Building on the linearization technique for overparameterized neural networks, we derive provable regret bounds for efficient online learning with deep neural networks. First we define an expressivity notion that is suited for agnostic and online deep learning. We then show that over any sequence of convex loss functions, any low-regret algorithm can be adapted to optimize the parameters of a neural network such that it competes with the best net in hindsight. As an application, we obtain provable bounds for online and episodic control with deep neural network controllers.

**Biography:** Xinyi Chen is a PhD candidate in the Department of Computer Science at Princeton University advised by Prof. Elad Hazan. She is also affiliated with Google AI. Previously, she obtained her undergraduate degree from Princeton in Mathematics, where she received the Middleton Miller Prize. She is a recipient of the NSF Graduate Research Fellowship and a participant of EECS Rising Stars at UC Berkeley.

##
*Identification and Control of Multiple Unknown Linear Systems*, **Mohamad Kazem Shirani Faradonbeh (University of Georgia)**

**Abstract:** Identification of multiple related linear systems and joint adaptive control policies for them, are problems of interest that remain unexplored to date. We develop a joint estimator of the transition matrices of multiple systems that share common basis matrices and establish finite-time bounds that reflect the influence of trajectory lengths, dimension, number of systems, and the transition matrices. The results are general and showcase the gains from pooling data across systems, in comparison to individual system identifications. We also discuss joint adaptive stabilization algorithms for stabilizing all systems, using the data of unstable state trajectories. An effective algorithm will be presented that stabilizes the family of dynamical systems in a short time period.

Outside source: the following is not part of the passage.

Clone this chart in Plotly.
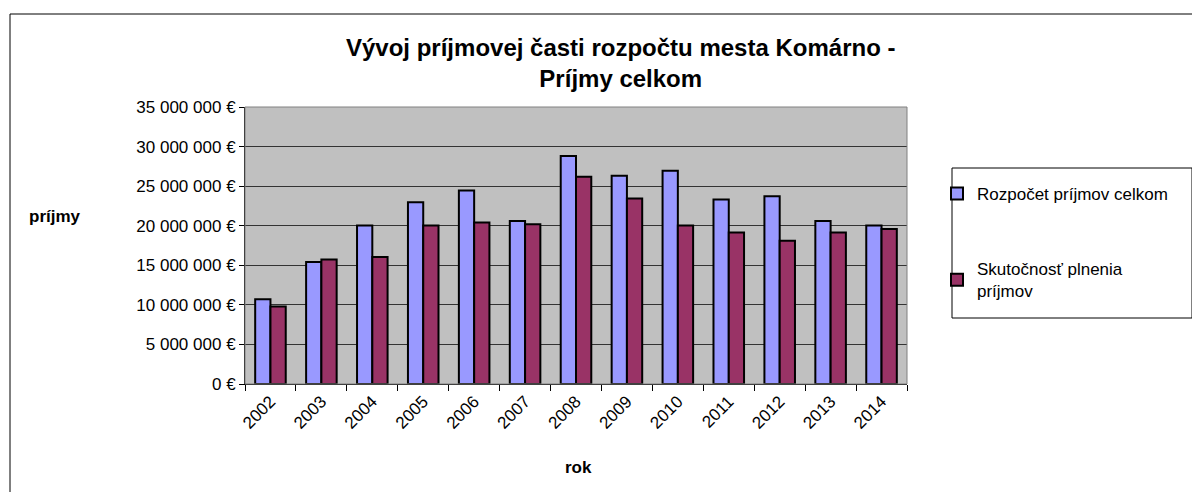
import plotly.graph_objects as go

years = ["2002", "2003", "2004", "2005", "2006", "2007", "2008",
         "2009", "2010", "2011", "2012", "2013", "2014"]
rozpocet = [10.72e6, 15.42e6, 20.04e6, 22.97e6, 24.45e6, 20.59e6, 28.81e6,
            26.31e6, 26.95e6, 23.31e6, 23.73e6, 20.59e6, 20.04e6]
skutocnost = [9.79e6, 15.72e6, 16.06e6, 20.04e6, 20.42e6, 20.17e6, 26.19e6,
              23.43e6, 20.04e6, 19.15e6, 18.09e6, 19.15e6, 19.58e6]

FONT = "Liberation Sans, Arial, sans-serif"

# plot area in page pixels (page has 8px body margin)
PL, PR, PT, PB = 245, 907, 107, 384
PW, PH = PR - PL, PB - PT


def px(x):
    return (x - PL) / PW


def py(y):
    return (PB - y) / PH


fig = go.Figure()
fig.add_trace(go.Bar(x=years, y=rozpocet, name="Rozpočet príjmov celkom",
                     marker=dict(color="#9999FF", line=dict(color="black", width=2)),
                     legendgroup="a"))
fig.add_trace(go.Bar(x=years, y=skutocnost, name="Skutočnosť plnenia<br>príjmov",
                     marker=dict(color="#993366", line=dict(color="black", width=2)),
                     legendgroup="b"))

fig.update_layout(
    width=1200, height=492,
    margin=dict(l=PL - 8, r=1200 - PR + 8, t=PT - 8, b=492 - PB + 8),
    paper_bgcolor="white", plot_bgcolor="#C0C0C0",
    barmode="group", bargap=0.4, bargroupgap=0,
    separators=", ",
    font=dict(family=FONT, size=17, color="black"),
    xaxis=dict(ticks="outside", tickson="boundaries", ticklen=6, tickcolor="black",
               tickangle=-45, showline=True, linecolor="black", linewidth=1,
               tickfont=dict(size=17)),
    yaxis=dict(range=[0, 35e6], dtick=5e6, tickformat=",.0f", ticksuffix=" €",
               ticks="outside", ticklen=5, tickcolor="black",
               showline=True, linecolor="black", linewidth=1,
               gridcolor="#333333", gridwidth=1, tickfont=dict(size=17),
               zeroline=False),
    legend=dict(x=px(937), y=py(176), xanchor="left", yanchor="top",
                traceorder="grouped", tracegroupgap=50,
                bgcolor="rgba(0,0,0,0)", font=dict(size=17),
                itemwidth=30),
    showlegend=True,
)

# title
fig.add_annotation(text="<b>Vývoj príjmovej časti rozpočtu mesta Komárno -<br>Príjmy celkom</b>",
                   xref="paper", yref="paper", x=px(620), y=py(63),
                   xanchor="center", yanchor="middle", showarrow=False,
                   font=dict(size=24))
# axis titles
fig.add_annotation(text="<b>príjmy</b>", xref="paper", yref="paper",
                   x=px(55), y=py(216), xanchor="center", yanchor="middle",
                   showarrow=False, font=dict(size=17))
fig.add_annotation(text="<b>rok</b>", xref="paper", yref="paper",
                   x=px(578), y=py(467), xanchor="center", yanchor="middle",
                   showarrow=False, font=dict(size=17))

# plot area border (top/right)
fig.add_shape(type="rect", xref="paper", yref="paper", x0=0, y0=0, x1=1, y1=1,
              line=dict(color="#808080", width=1), layer="above")
# legend box
fig.add_shape(type="rect", xref="paper", yref="paper",
              x0=px(952), x1=px(1192), y0=py(318), y1=py(168),
              line=dict(color="black", width=1))
# outer chart border
fig.add_shape(type="rect", xref="paper", yref="paper",
              x0=px(10), x1=px(1215), y0=py(500), y1=py(14),
              line=dict(color="black", width=1))

fig.write_html("out.html")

**Biography:** Mohamad Kazem Shirani Faradonbeh is an assistant professor of Data Science in the Department of Statistics at the University of Georgia. During Fall 2020, he was a fellow of Theory of Reinforcement Learning program in Simons Institute for the Theory of Computing at the University of California - Berkeley. Before that, he was a postdoctoral research associate with the Informatics Institute and with the Department of Statistics at the University of Florida. He received PhD in statistics from the University of Michigan, Ann Arbor in 2017, and BSc in electrical engineering from Sharif University of Technology, Tehran, Iran, in 2012.

##
*Identification and Adaptive Control of Markov Jump Systems*, **Samet Oymak (UC Riverside)**

**Abstract:**
Learning how to effectively control unknown dynamical systems is crucial for intelligent autonomous systems. This task becomes a significant challenge when the underlying dynamics are changing with time. Motivated by this challenge, in this talk, we discuss the problem of controlling an unknown Markov jump linear system (MJS) to optimize a quadratic objective. By taking a model-based perspective, we follow an identification-based adaptive control strategy. We first provide a system identification algorithm to learn the dynamics in each mode as well as the Markov transition matrix, underlying the evolution of the mode switches, from a single trajectory, and establish associated statistical guarantees. We then propose an adaptive control scheme that performs system identification together with certainty equivalent control to adapt the controllers in an episodic fashion. Combining our sample complexity results with MJS perturbation results for certainty equivalent control, we show that when the episode lengths are appropriately chosen, the proposed adaptive control scheme achieves $O(\sqrt(T))$ regret, which can be improved to $O(polylog(T))$ with partial knowledge of the system. Finally, we provide a discussion of technical innovations to handle Markovian jumps and mean-square stability as well as insights into system theoretic quantities that affect learning accuracy and control performance.

**Biography:** Samet Oymak is an assistant professor of Electrical and Computer Engineering at the University of California, Riverside. During his postdoc, he was at UC Berkeley as a Simons Fellow and a member of AMPLab. He obtained his bachelor's degree from Bilkent University in 2009 and PhD degree from Caltech in 2015. At Caltech, he received the Charles Wilts Prize for the best departmental thesis. At UCR, he received an NSF CAREER award as well as a Research Scholar award from Google.
Website

##
*Thompson Sampling Achieves Optimal Regret in Linear Quadratic Control*, **Sahin Lale (Caltech)**

**Abstract:**
Thompson Sampling (TS) is an efficient method for decision-making under uncertainty, where an action is sampled from a carefully prescribed distribution which is updated based on the observed data. In this talk, we will study the problem of adaptive control of stabilizable linear-quadratic regulators (LQRs) using TS, where the system dynamics are unknown. Previous works have established that $\tilde{O}(\sqrt{T})$ frequentist regret is optimal for the adaptive control of LQRs. However, the existing methods either work only in restrictive settings, e.g., require a priori known stabilizing controllers, or utilize computationally intractable approaches. We propose an efficient TS algorithm for the adaptive control of LQRs that attains $\tilde{O}(\sqrt{T})$ regret, even for multidimensional systems, thereby solving the open problem posed in literature. Our result hinges on developing a novel lower bound on the probability that the TS provides an optimistic sample. By carefully prescribing an early exploration strategy and a policy update rule, we show that TS achieves order-optimal regret in adaptive control of multidimensional stabilizable LQRs without a priori known stabilizing controller.

**Biography:** Sahin Lale is a PhD candidate in the Department of Electrical Engineering at Caltech supervised by Prof. Anima Anandkumar and Prof. Babak Hassibi. Previously, he obtained his Master’s degree from Caltech in 2016 and his Bachelor’s degree from Bogazici University, Turkey, in 2015, both in electrical engineering. His research broadly focuses on control theory, reinforcement learning, machine learning and non-convex optimization.